Some interesting friends
The consolidated cases attracted no less than a dozen amici curiae (“friend of the court”) briefs, although some specifically stated they had no interest in the outcome of these defendants’ cases one way or another. Rather, they were participating solely to argue how the CSA should be interpreted in general.
Many amici, including a group of Professors of Health Law and Policy and the National Association of Criminal Defense Attorneys, argue that some federal appellate courts are interpreting the CSA in a manner that essentially criminalizes conduct that deviates from accepted medical standards (that is, conduct that is basically malpractice) without considering whether the practitioner acted without a legitimate medical purpose. This, according to the health law professors’ brief, will
criminalize mistaken or negligent prescribing for which there are already myriad civil [e.g., malpractice], administrative [e.g., medical board complaints], and even lesser criminal remedies.
The ask the Court to
clarify that the CSA’s reach only extends to practitioners who prescribe knowingly or intentionally (i.e., not in good faith) without a medical purpose outside the usual course of professional practice.
They also argue that the criminalization of prescribing practices usurps the states’ authority to regulate the practice of medicine.
Two patient advocacy groups filed amicus briefs: Compassion & Choices, which describes itself as “committed to improving care and expanding choice at the end of life” and advocating “for high quality end-of-life medical care and educate[ing] the public about available end-of-life options”, and the National Pain Advocacy Center, “an organization dedicated to improving the health and protecting the rights of people living with pain”. Both argue that denying a good faith defense to practitioners will have a chilling effect on the willingness of physicians to prescribe opioids to patients in pain and those who are at life’s end. (The National Pain Advocacy Center has been criticized for failing to disclose funding from opioid manufacturers, from whom it accepted over half a million dollars over a five-year period. Its chairman received $170,000 from Insys, the maker of Subsys, which featured in the convictions of Drs. Ruan and Couch.)
Of note to regular SBM readers, representing the “brave maverick doctor” faction of the medical community, the Association of American Physicians and Surgeons (AAPS, who we have met before) filed an amicus brief which, contrary to the neutral stance of some amici, most assuredly takes up the cause of Dr.

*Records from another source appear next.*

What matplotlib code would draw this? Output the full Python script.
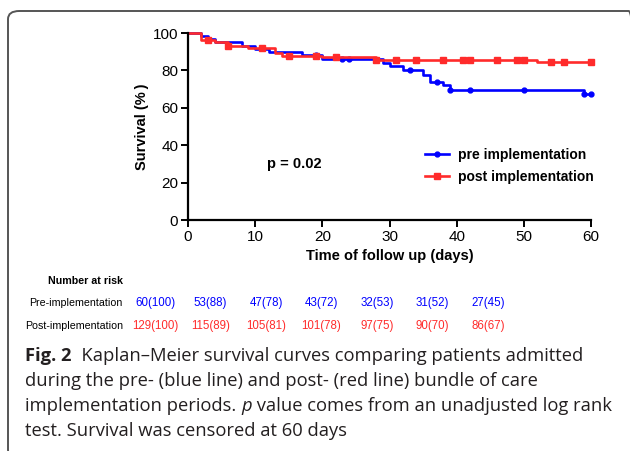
import numpy as np
import matplotlib
matplotlib.use("Agg")
import matplotlib.pyplot as plt
from matplotlib.lines import Line2D
from matplotlib.patches import FancyBboxPatch

# Kaplan-Meier steps (day, survival %)
pre_t = [0, 2, 3, 4, 8, 10, 12, 17, 20, 29, 30, 32, 35, 36, 38, 39, 59]
pre_s = [100, 98.3, 96.7, 95.0, 93.3, 91.7, 90.0, 88.3, 86.2, 84.1, 82.1, 80.0, 77.8, 74.0, 72.0, 69.7, 67.3]
pre_cens = [19, 23, 24, 33, 37, 39, 42, 50, 59, 60]

post_t = [0, 2, 4, 6, 9, 13, 14, 20, 28, 52]
post_s = [100, 96.3, 95.0, 93.3, 92.2, 89.4, 87.8, 87.0, 85.7, 84.7]
post_cens = [3, 6, 11, 15, 19, 22, 28, 31, 34, 38, 41, 42, 46, 49, 50, 54, 56, 60]

risk_days = [0, 10, 20, 30, 40, 50, 60]
pre_risk = ["60(100)", "53(88)", "47(78)", "43(72)", "32(53)", "31(52)", "27(45)"]
post_risk = ["129(100)", "115(89)", "105(81)", "101(78)", "97(75)", "90(70)", "86(67)"]

blue = "#0000ff"
red = "#ff2b2b"
W, H = 630, 451

plt.rcParams['font.family'] = ['Liberation Sans', 'DejaVu Sans']

fig = plt.figure(figsize=(6.3, 4.51), dpi=100)
ax = fig.add_axes([188 / W, 1 - 220 / H, (591 - 188) / W, (220 - 33) / H])


def km_curve(t, s, cens, end=60):
    tt = list(t) + [end]
    ss = list(s) + [s[-1]]
    idx = np.searchsorted(t, cens, side='right') - 1
    return tt, ss, np.array(s)[idx]


tt, ss, cs = km_curve(pre_t, pre_s, pre_cens)
ax.step(tt, ss, where='post', color=blue, lw=1.9, clip_on=False)
ax.plot(pre_cens, cs, 'o', color=blue, ms=3.5, ls='none', clip_on=False)

tt, ss, cs = km_curve(post_t, post_s, post_cens)
ax.step(tt, ss, where='post', color=red, lw=1.9, clip_on=False)
ax.plot(post_cens, cs, 's', color=red, ms=4.5, ls='none', clip_on=False)

ax.set_xlim(0, 60)
ax.set_ylim(0, 100)
ax.set_xticks(range(0, 61, 10))
ax.set_yticks(range(0, 101, 20))
for side in ['top', 'right']:
    ax.spines[side].set_visible(False)
for side in ['left', 'bottom']:
    ax.spines[side].set_linewidth(1.6)
ax.tick_params(direction='out', length=5, width=1.4, labelsize=11, pad=2)
ax.set_xlabel("Time of follow up (days)", fontsize=10.5, fontweight='bold', labelpad=4)
ax.set_ylabel("Survival (%\u2009)", fontsize=10.5, fontweight='bold', labelpad=3)

fig.text(267 / W, 1 - 168 / H, "p = 0.02", fontsize=10.5, fontweight='bold')

handles = [Line2D([], [], color=blue, lw=1.9, marker='o', ms=3.5),
           Line2D([], [], color=red, lw=1.9, marker='s', ms=4.5)]
ax.legend(handles, ["pre implementation", "post implementation"], frameon=False,
          prop={'weight': 'bold', 'size': 10}, loc='center left',
          bbox_to_anchor=(418 / W, 1 - 166 / H), bbox_transform=fig.transFigure,
          handlelength=1.7, handletextpad=0.7, labelspacing=0.55, borderpad=0)

# number at risk table
xs = np.linspace(155, 488, len(risk_days))
fig.text(123 / W, 1 - 281 / H, "Number at risk", ha='right', va='center',
         fontsize=7.7, fontweight='bold')
fig.text(123 / W, 1 - 303 / H, "Pre-implementation", ha='right', va='center', fontsize=7.7)
fig.text(123 / W, 1 - 326 / H, "Post-implementation", ha='right', va='center', fontsize=7.7)
for x, a, b in zip(xs, pre_risk, post_risk):
    fig.text(x / W, 1 - 303 / H, a, ha='center', va='center', fontsize=8.3, color=blue)
    fig.text(x / W, 1 - 326 / H, b, ha='center', va='center', fontsize=8.3, color=red)

# caption
cap_font = ['Open Sans', 'DejaVu Sans']
cap_size = 13.2
cap_col = '#231f20'
renderer = fig.canvas.get_renderer()


def put_pieces(y, pieces, x0=25):
    x = x0
    for txt, kw in pieces:
        t = fig.text(x / W, 1 - y / H, txt, va='baseline', fontsize=cap_size,
                     family=cap_font, color=cap_col, **kw)
        bb = t.get_window_extent(renderer)
        x += bb.width


put_pieces(361, [("Fig. 2", {'fontweight': 'bold'}),
                 ("  Kaplan\u2013Meier survival curves comparing patients admitted", {})])
put_pieces(386, [("during the pre- (blue line) and post- (red line) bundle of care", {})])
put_pieces(411, [("implementation periods. ", {}), ("p", {'style': 'italic'}),
                 (" value comes from an unadjusted log rank", {})])
put_pieces(436, [("test. Survival was censored at 60 days", {})])

frame = FancyBboxPatch((8 / W, 1 - 458 / H), (640 - 8) / W, (458 - 11) / H,
                       boxstyle="round,pad=0,rounding_size=0.018",
                       transform=fig.transFigure, fill=False, ec='#555555', lw=1.4)
fig.patches.append(frame)

fig.savefig("out.png", dpi=100)
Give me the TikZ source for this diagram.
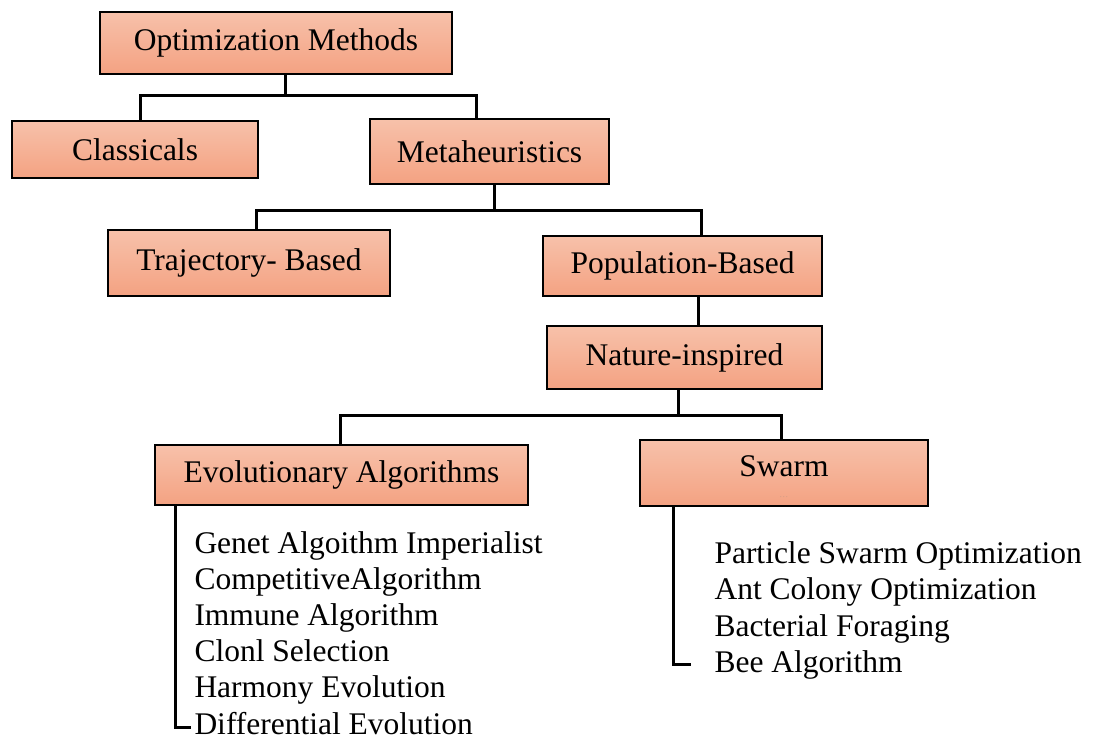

Ruan, portraying him as someone who received a “21-year imprisonment for medicating pain” and describing him as having “acted in good faith”. This statement in AAPS’s brief caught my eye:
Most innovative physicians advance medical practice contrary to “generally recognized and accepted” treatments . . .
Yep, like the crank members of the AAPS, who promote antivaccine pseudoscience and HIV/AIDS denialism, blame immigrants for crime and disease, and claim that abortion causes breast cancer. Innovative indeed.
The health care lawyers, in a second Lexology post following oral arguments, opined that
the majority of the justices seemed prepared to adopt a subjective good-faith standard that would protect practitioners from criminal prosecutions if they sincerely and honestly believe their prescriptions were for a legitimate medical purpose and within the usual course of professional practice.
A decision is expected in June.
I am not sure how a physician could “seriously and honestly believe” his prescriptions “were for a legitimate medical purpose” if his belief is not objectively reasonable, that is, within acceptable medical standards. To me, this implies that the physician has no duty to inquire as to what the standard of care is when prescribing. In fact, any attempt to discern the standard of care could undermine his argument that his beliefs were “serious” and “honest”, counseling that he best avoid trying to find out, lest he undermine his own “beliefs”.
In any event, should the convictions of Drs. Ruan and Kahn be overturned and they are retried, I doubt any jury would buy into the notion that they “in good faith” believed what they were doing was legit. At least I hope not.